Pero, ¿cómo avanzar a través de un mapa sembrado de clavos ardientes, en el que todas las trochas resultan “moralmente” condenables? ¿Cómo sobrevivir haciendo política de inmaculados, cuando la realidad, hic et nunc, pide acomodación, ajuste de expectativas, identificación permanente de oportunidades: el estar dispuesto no sólo a despeinarse, sino a dispensar piadosas visitas a los sótanos, a regatear hábilmente con los lobos, a hundir los zapatos en el barro, a ser más Sancho y menos Quijote cuando el idealismo acogota al interés colectivo? Por otro lado: ¿hasta qué punto el invertir energía en neutralizar los brotes del ataque endógeno malogra la facultad de atender eficazmente el “gran proyecto”, de explorar alternativas para enfrentar al adversario a través de los medios propios de la política: el diálogo, la negociación, la persuasión? ¿Es justo, en medio de esta feroz coyuntura, vivir con la respiración contenida por el temor de que algún renunciador precoz quebrante los consensos que tanto esfuerzo nos han valido?

Resulta agotador trastear no con la crítica que construye, sino con la amenaza que asalta desde todos los flancos: penosamente, esa también ha sido la historia de estos años, una que luce más larga en virtud del retorno de cierta indócil viruela, la del purismo opositor. Proclive a la retórica profesional, al reparo inflexible y sin atenuantes, quizás receloso del riesgo que implica habitar el centro en la política (la posición con menos sex-appeal; la más incómoda y compleja, como recuerda Fernando Mires, donde la diferencia entre visiones antagónicas debe dirimirse a través de la deliberación) el purista ha olvidado la importancia de darse baños regulares de relativización. Eso que según Ortega y Gasset -quien definía al hombre como un “ser compuesto de realidades circunstanciales”- conduce a la constante revaluación de las reglas de acuerdo con las circunstancias de las perspectivas individuales. Tampoco en política, en fin, caben los absolutos éticos o epistemológicos, pues “toda verdad, es una verdad en perspectiva”.

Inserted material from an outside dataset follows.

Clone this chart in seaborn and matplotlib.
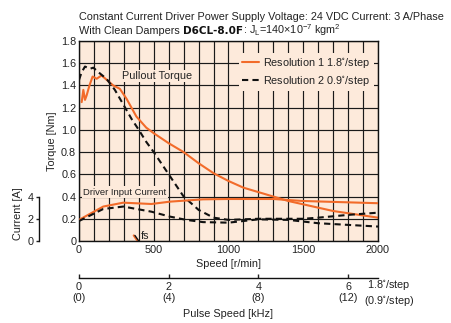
import numpy as np
import pandas as pd
import matplotlib
matplotlib.use("Agg")
import matplotlib.pyplot as plt
from matplotlib import font_manager
import seaborn as sns

# ---------------- data ----------------
speed_torque_r1 = [18, 29, 40, 51, 70, 91, 118, 151, 229, 273, 318, 384, 450, 500, 600, 700, 800, 900,
                   1000, 1100, 1200, 1300, 1400, 1500, 1600, 1700, 1800, 1900, 2000]
torque_r1 = [1.25, 1.36, 1.27, 1.31, 1.40, 1.48, 1.46, 1.49, 1.40, 1.37, 1.28, 1.12, 1.02, 0.97, 0.88,
             0.80, 0.70, 0.61, 0.54, 0.48, 0.44, 0.40, 0.36, 0.33, 0.30, 0.27, 0.25, 0.23, 0.21]

speed_torque_r2 = [0, 18, 40, 73, 96, 129, 184, 240, 300, 351, 400, 451, 500, 600, 700, 800, 900,
                   1000, 1100, 1200, 1400, 1500, 1600, 1800, 2000]
torque_r2 = [1.45, 1.52, 1.57, 1.55, 1.56, 1.52, 1.46, 1.36, 1.22, 1.10, 1.00, 0.89, 0.80, 0.60, 0.40,
             0.28, 0.21, 0.19, 0.195, 0.20, 0.20, 0.20, 0.21, 0.235, 0.255]

speed_current_r1 = [0, 162, 296, 484, 607, 829, 1000, 1300, 1500, 2000]
current_r1 = [1.9, 3.1, 3.45, 3.33, 3.54, 3.75, 3.78, 3.78, 3.6, 3.4]

speed_current_r2 = [0, 162, 296, 484, 607, 718, 829, 1000, 1100, 1200, 1400, 1500, 1600, 1800, 2000]
current_r2 = [1.8, 2.88, 3.1, 2.64, 2.2, 1.9, 1.7, 1.65, 1.8, 1.95, 1.9, 1.75, 1.6, 1.45, 1.3]

fs_speed = [366, 392]
fs_torque = [0.05, 0.0]

speed_ticks = [0, 500, 1000, 1500, 2000]
torque_ticks = [0, 0.2, 0.4, 0.6, 0.8, 1.0, 1.2, 1.4, 1.6, 1.8]
torque_ticklabels = ["0", "0.2", "0.4", "0.6", "0.8", "1.0", "1.2", "1.4", "1.6", "1.8"]
current_ticks = [0, 2, 4]
pulse_ticks = [0, 2, 4, 6]
pulse_ticklabels = ["0\n(0)", "2\n(4)", "4\n(8)", "6\n(12)"]

# ---------------- style ----------------
sns.set_theme(style="white")
names = {f.name for f in font_manager.fontManager.ttflist}
narrow = "Liberation Sans Narrow" in names
base_font = "Liberation Sans Narrow" if narrow else "Liberation Sans"
plt.rcParams["font.family"] = [base_font, "DejaVu Sans"]
plt.rcParams["mathtext.default"] = "regular"
FS = 9 if narrow else 7.8

ORANGE = "#F26B2A"
PEACH = "#FDEADB"
BLACK = "#111111"
TXT = "#222222"

fig = plt.figure(figsize=(4.52, 3.23), dpi=100)
W, H = 452, 323
L, R, T, B = 79, 378, 41, 241
ax = fig.add_axes([L / W, 1 - B / H, (R - L) / W, (B - T) / H])
ax.set_facecolor(PEACH)

ax.set_xlim(0, 2000)
ax.set_ylim(0, 1.8)
ax.set_xticks(speed_ticks)
ax.set_xticklabels([str(s) for s in speed_ticks], fontsize=FS)
ax.set_xticks(np.arange(0, 2001, 100), minor=True)
ax.set_yticks(torque_ticks)
ax.set_yticklabels(torque_ticklabels, fontsize=FS)
ax.grid(True, which="both", axis="x", color="#1a1a1a", lw=0.85)
ax.grid(True, which="major", axis="y", color="#1a1a1a", lw=0.85)
ax.set_axisbelow(True)
ax.tick_params(axis="both", which="both", direction="in", length=0, pad=2, colors=TXT)
ax.tick_params(axis="x", pad=3)
for s in ax.spines.values():
    s.set_color(BLACK)
    s.set_linewidth(1.0)

# torque curves
sns.lineplot(x=speed_torque_r1, y=torque_r1, ax=ax, color=ORANGE, lw=1.5, estimator=None,
             label="Resolution 1 1.8$^{\\circ}$/step", legend=False)
sns.lineplot(x=speed_torque_r2, y=torque_r2, ax=ax, color=BLACK, lw=1.5, estimator=None,
             linestyle=(0, (3, 2)), label="Resolution 2 0.9$^{\\circ}$/step", legend=False)
# fs marker
sns.lineplot(x=fs_speed, y=fs_torque, ax=ax, color=ORANGE, lw=1.5, estimator=None, legend=False)
sns.lineplot(x=[s + 8 for s in fs_speed], y=fs_torque, ax=ax, color=BLACK, lw=1.0,
             estimator=None, legend=False)
ax.text(415, 0.045, "fs", fontsize=FS, va="center", ha="left", color=TXT)

ax.set_xlabel("Speed [r/min]", fontsize=FS, labelpad=3, color=TXT)
ax.set_ylabel("Torque [Nm]", fontsize=FS, labelpad=3, color=TXT)

bbox = dict(facecolor=PEACH, edgecolor="none", pad=1.0)
ax.text(285, 1.485, "Pullout Torque", fontsize=FS, va="center", ha="left", color=TXT, bbox=bbox)
ax.text(28, 0.44, "Driver Input Current", fontsize=FS - 1.0, va="center", ha="left",
        color=TXT, bbox=bbox)

leg = ax.legend(handles=ax.lines[:2], loc="upper right", bbox_to_anchor=(0.985, 0.94),
                borderaxespad=0, frameon=True, fontsize=FS, handlelength=1.6, handletextpad=0.4,
                borderpad=0.3, labelspacing=0.35)
leg.get_frame().set_facecolor(PEACH)
leg.get_frame().set_edgecolor("none")
leg.get_frame().set_alpha(1)
for t in leg.get_texts():
    t.set_color(TXT)

# current axis
ax2 = ax.twinx()
ax2.set_ylim(0, 18)
for k in ["right", "top", "bottom"]:
    ax2.spines[k].set_visible(False)
ax2.spines["left"].set_visible(True)
ax2.spines["left"].set_position(("axes", -(L - 39) / (R - L)))
ax2.spines["left"].set_bounds(0, 4)
ax2.spines["left"].set_color(BLACK)
ax2.spines["left"].set_linewidth(1.0)
ax2.yaxis.tick_left()
ax2.yaxis.set_label_position("left")
ax2.set_yticks(current_ticks)
ax2.set_yticklabels([str(c) for c in current_ticks], fontsize=FS)
ax2.tick_params(axis="y", direction="out", length=2.5, width=1.0, pad=1.5, colors=TXT)
ax2.set_ylabel("Current [A]", fontsize=FS, color=TXT)
ax2.yaxis.set_label_coords((23 - L) / (R - L), (B - 214) / (B - T))

sns.lineplot(x=speed_current_r1, y=current_r1, ax=ax2, color=ORANGE, lw=1.5, estimator=None, legend=False)
sns.lineplot(x=speed_current_r2, y=current_r2, ax=ax2, color=BLACK, lw=1.5, estimator=None,
             linestyle=(0, (3, 2)), legend=False)
ax2.set_xlim(0, 2000)

# pulse speed axis
sec = ax.secondary_xaxis(-(278 - B) / (B - T), functions=(lambda x: x / 300.0, lambda k: k * 300.0))
sec.set_xticks(pulse_ticks)
sec.set_xticklabels(pulse_ticklabels, fontsize=FS, linespacing=1.1)
sec.tick_params(axis="x", direction="in", length=3, width=1.0, pad=3, colors=TXT)
sec.spines["bottom"].set_color(BLACK)
sec.spines["bottom"].set_linewidth(1.0)
sec.set_xlabel("Pulse Speed [kHz]", fontsize=FS, labelpad=4, color=TXT)
fig.text(389 / W, 1 - 293 / H, "1.8$^{\\circ}$/step\n(0.9$^{\\circ}$/step)", fontsize=FS,
         ha="center", va="center", linespacing=1.1, color=TXT)

# title lines
fig.text(79 / W, 1 - 20 / H, "Constant Current Driver Power Supply Voltage: 24 VDC Current: 3 A/Phase",
         fontsize=FS, ha="left", va="baseline", color=TXT)
renderer = fig.canvas.get_renderer()
x0 = 79 / W
y2 = 1 - 34 / H
t1 = fig.text(x0, y2, "With Clean Dampers ", fontsize=FS, ha="left", va="baseline", color=TXT)
x1 = t1.get_window_extent(renderer).x1 / fig.bbox.width
t2 = fig.text(x1, y2, "D6CL-8.0F", fontsize=FS - 0.3, ha="left", va="baseline", color="#111111",
              family=["DejaVu Sans"], weight="bold")
x2 = t2.get_window_extent(renderer).x1 / fig.bbox.width
fig.text(x2, y2, ": J$_{L}$=140×10$^{-7}$ kgm$^{2}$", fontsize=FS, ha="left", va="baseline",
         color=TXT)

fig.savefig("out.png", dpi=100)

Nada tan contrario al carácter mutable de la puja pública por el poder que la petrificación del pensamiento. En medio de una dinámica cuya dificultad reclama ingentes dosis de sudor colectivo, persistencia, capacidad de adaptación y respuesta, disposición para construir significados comunes –dialogar no implica perder la dignidad, más cuando se cuenta con ventajas- poco ayuda quien amenaza con retirar sus fichas porque presume que el resultado al que aspiraba, ya no será. Como si el ultimátum pudiese por sí solo torcer la suerte. Como si abandonar antes del previsible fracaso, fuese una salvación.

Una película de István Szabo, “Cita con Venus”, sirve para ilustrarnos. En ella, Zoltan Szanto, un director de orquesta húngaro, llega contratado a París para dirigir la ópera «Tannhäuser«, pero una vez en el teatro tropieza con toda clase de obstáculos: desde las más excéntricas exigencias de los sindicatos hasta los caprichos de divos y prima donnas. El día del estreno, el proyecto que significó superar los infiernos íntimos en medio de intensas jornadas de ensayo, encalla en una encrucijada. El gremio que ampara al técnico responsable del telón entra en huelga, y el chantaje no se hace esperar: si la administración no cede a nuestras peticiones, no cuenten con que el telón se abra. La opción es cancelar… o fraguar un milagro. La escena final resulta así en metáfora de una hermosa tenacidad, la del triunfo del espíritu sobre la materia: sin importar las mezquinas omisiones, la música de Wagner estalla, con toda su magnificencia, delante de un telón cerrado.

Seamos entonces quienes se empeñan en culminar el arduo viaje que nos trajo hasta acá. Quienes divisan rendijas, no puertas bloquedas; quienes de ningún modo se rinden ante la adversidad. Son18 años que pesan ya demasiado como para seguir atajando «mejores» enemigos.